Despite a great deal of talk, efforts to support minority executives and entrepreneurs are not going well. A report from MJBiz, found the number of executive cannabiz positions held by women and minorities is lower than two years ago as more white professionals flood into the industry.

  • Two of the countries highest profile equity programs, in Illinois and Los Angeles, struggled to deliver for many hopeful candidates.


5. Silicon Valley cracks open the door

Google and Facebook continue to prohibit cannabis ads and shadowban related accounts. But other tech giants have been more obliging. 

  • Amazon threw its support behind legalization and said it would stop testing most employees for THC. For the moment, at least, Amazon’s interest seems to be less about selling cannabis than having access to a sufficiently large workforce
  • Apple opened its app store to shoppable delivery apps in legal markets. The grateful apps wasted no time going live.   

4. MSOs begin to scale

Florida-based Trulieve‘s $2.1B acquisition of Harvest was only one example of leading MSOs giving shape to their national ambitions. 

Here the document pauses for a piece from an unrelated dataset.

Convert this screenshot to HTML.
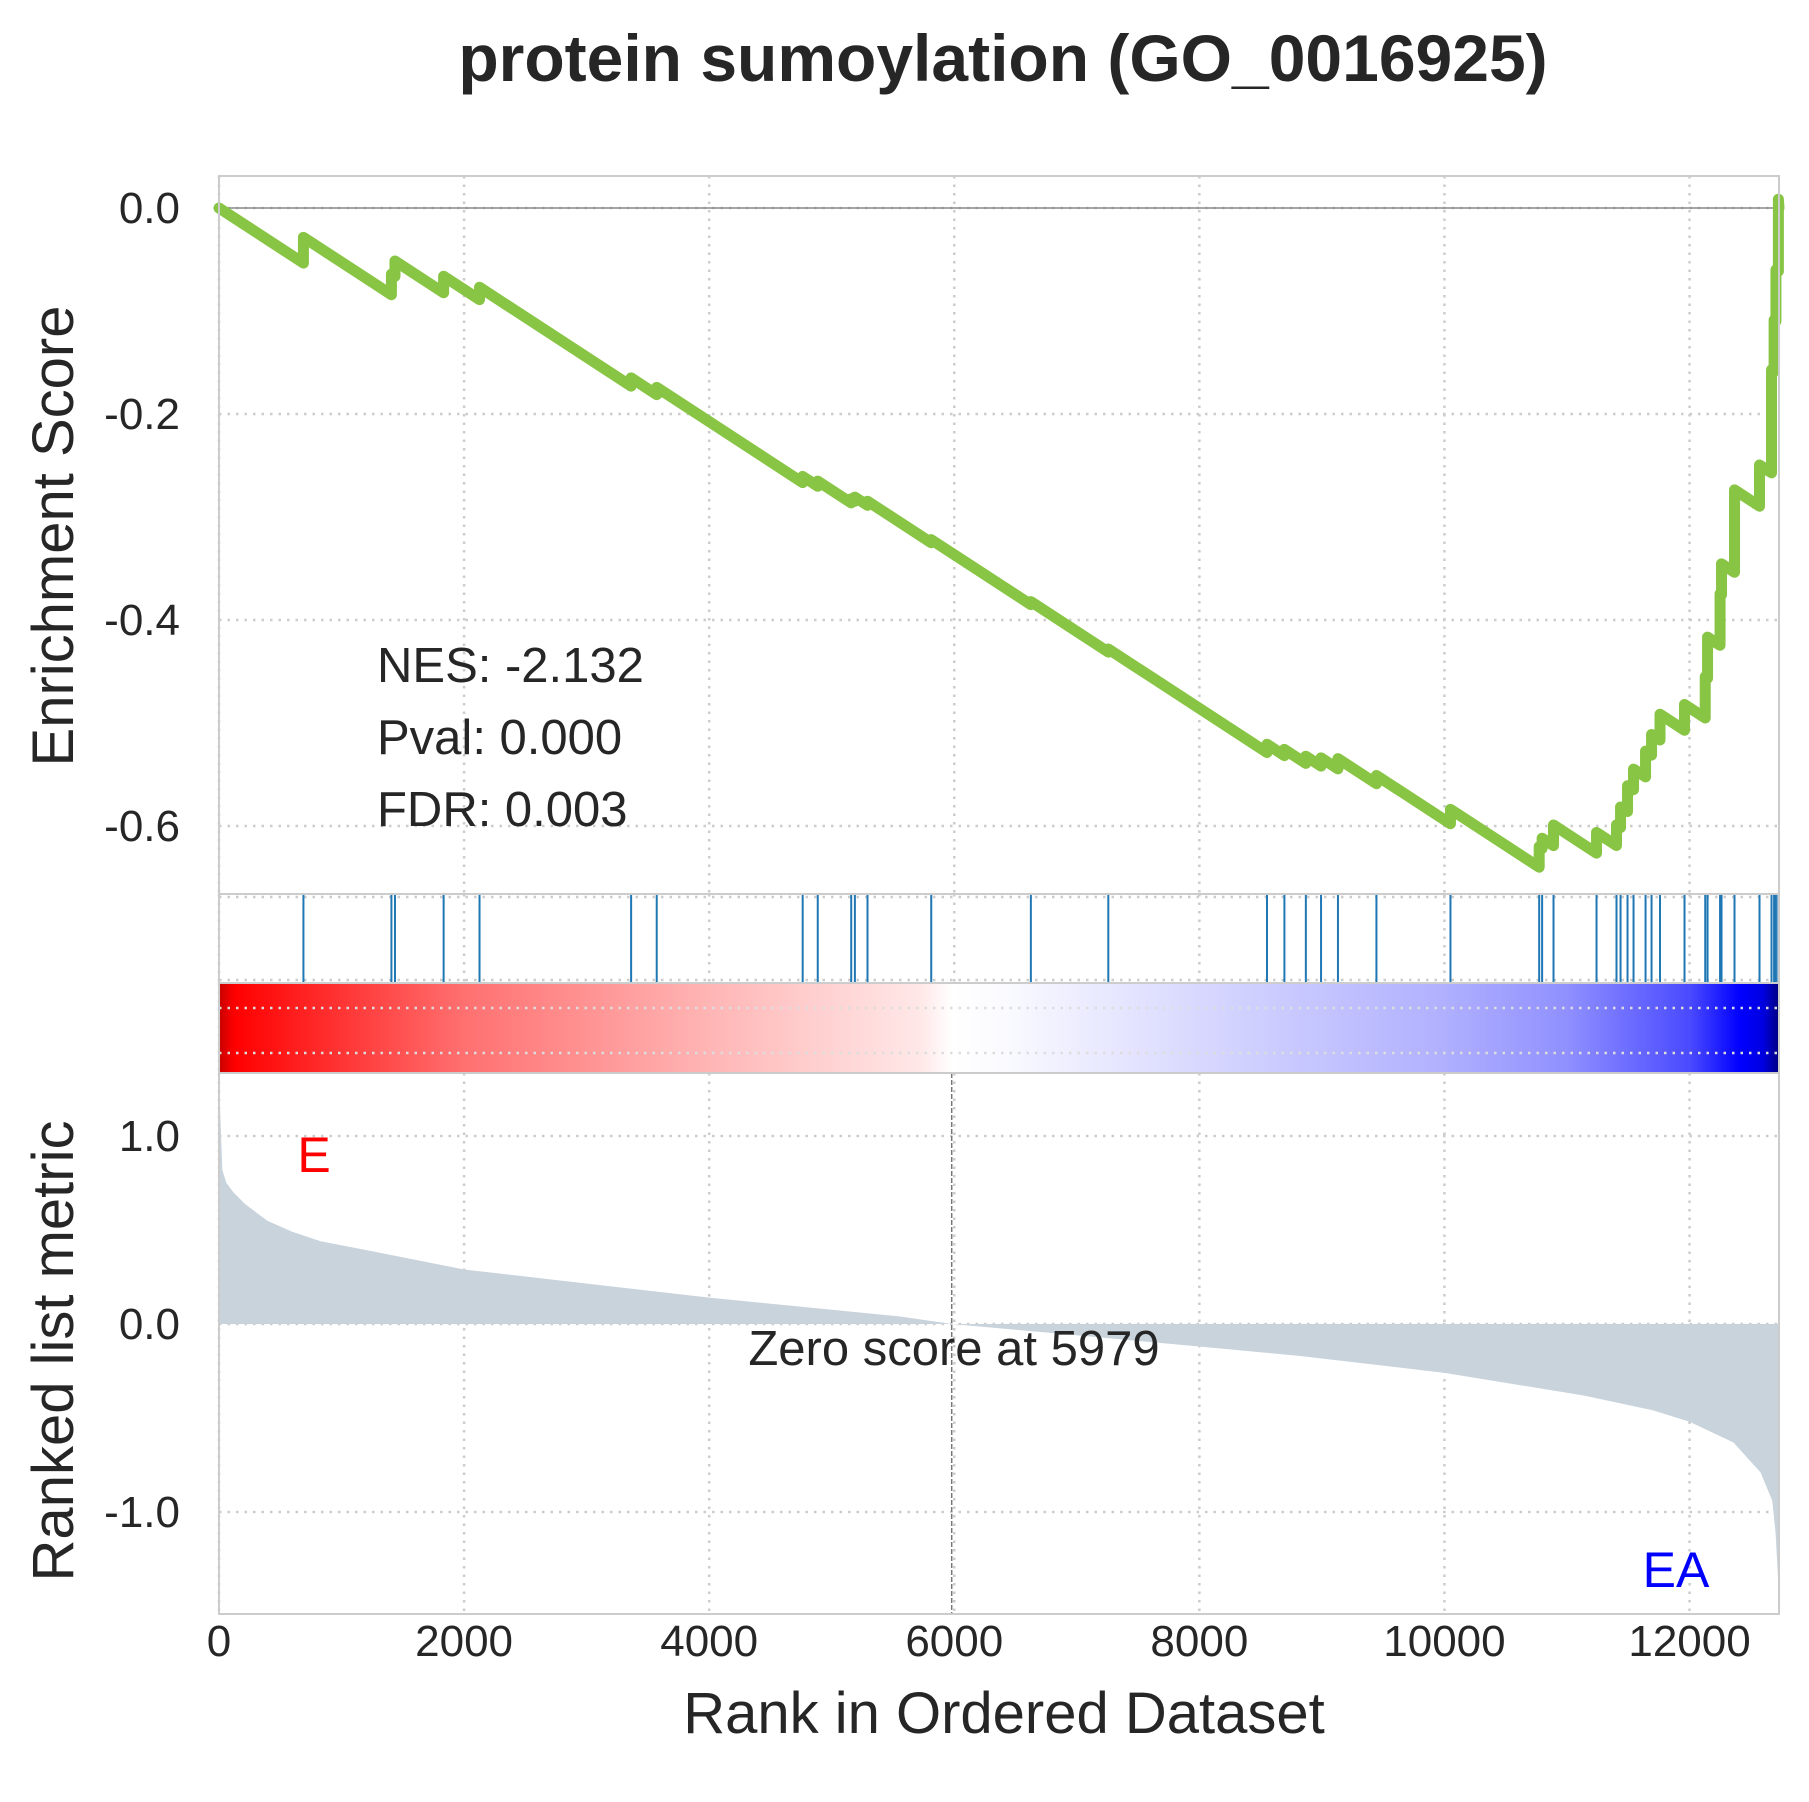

  • While it’s still a stretch to call any company a national brand, Trulieve, Curaleaf and their largest competitors now have national presences. Expect them to keep expanding their footprints through acquisitions. For the time being they prefer operational assets to brands, but that may be changing. 
  • The biggest companies are also accessing debt financing on more attractive terms than ever before.

3. Growth proves uneven

When the data comes out total 2021 legal sales are likely to show significant gains over the roughly $18B market in 2020. But not everywhere will see the same jump. And some states have seen slowing growth and even declines. 

  • Much of this reflects how the pandemic played havoc with buying patterns. 
  • Vince Ning, CEO of California distributor Nabis told The Broccoli Report that California’s $4.4B market shrunk in the fourth quarter. “A large part of that is the commodification—the oversupply and saturation we all expected,” he said. “So while we’re all shipping the same amount of units and selling through the same amount of products, prices have dipped, and so have sales.”  Ultimately, he said, the cycle is making legal REC more affordable.
  • The combination of crime, taxes wildfires and regulations hit many California businesses hard and have them calling for redress.  
  • Related: Despite the industry’s many advances, pot stocks had an abysmal year. Investors’ pessimism reflects, in large part, that federal legalization still looks to be years off. It doesn’t help that many institutional investors are still keeping their distance. 

2. A shifting calculus in Washington D.C.

After Democrats gained control of the Senate in the Georgia run-off elections, many in the industry predicted swift action on reform. It hasn’t worked out that way. Over the Summer, Senate Majority Leader Chuck Schumer (D-N.Y.) released a bill to legalize federally.

Several months later Rep. Nancy Mace (R-S.C.) released a competing bill with lower taxes and fewer equity provisiosn.

  • As the industry grows increasingly frustrated with taxes and its lack of bank access, look for Republicans to try and co-opt what has traditionally been a Democratic issue. 

1. The northeast is ready to pop

New York and New Jersey have begun preparations to open two of the country’s largest REC markets. While the exact timing remains unclear, and there are sure to be many stumbles, the new markets’ combined population of nearly 30M, centered on the media capital of the world, is all but certain to shift the industry’s center of gravity and raise its visibility. 

  • Connecticut, population 3.5M, has also legalized REC and Pennsylvania (12.8M) may not be far behind. 
  • As regulators in these states get their bearings look for interstate trade to become more central to the cannabiz conversation.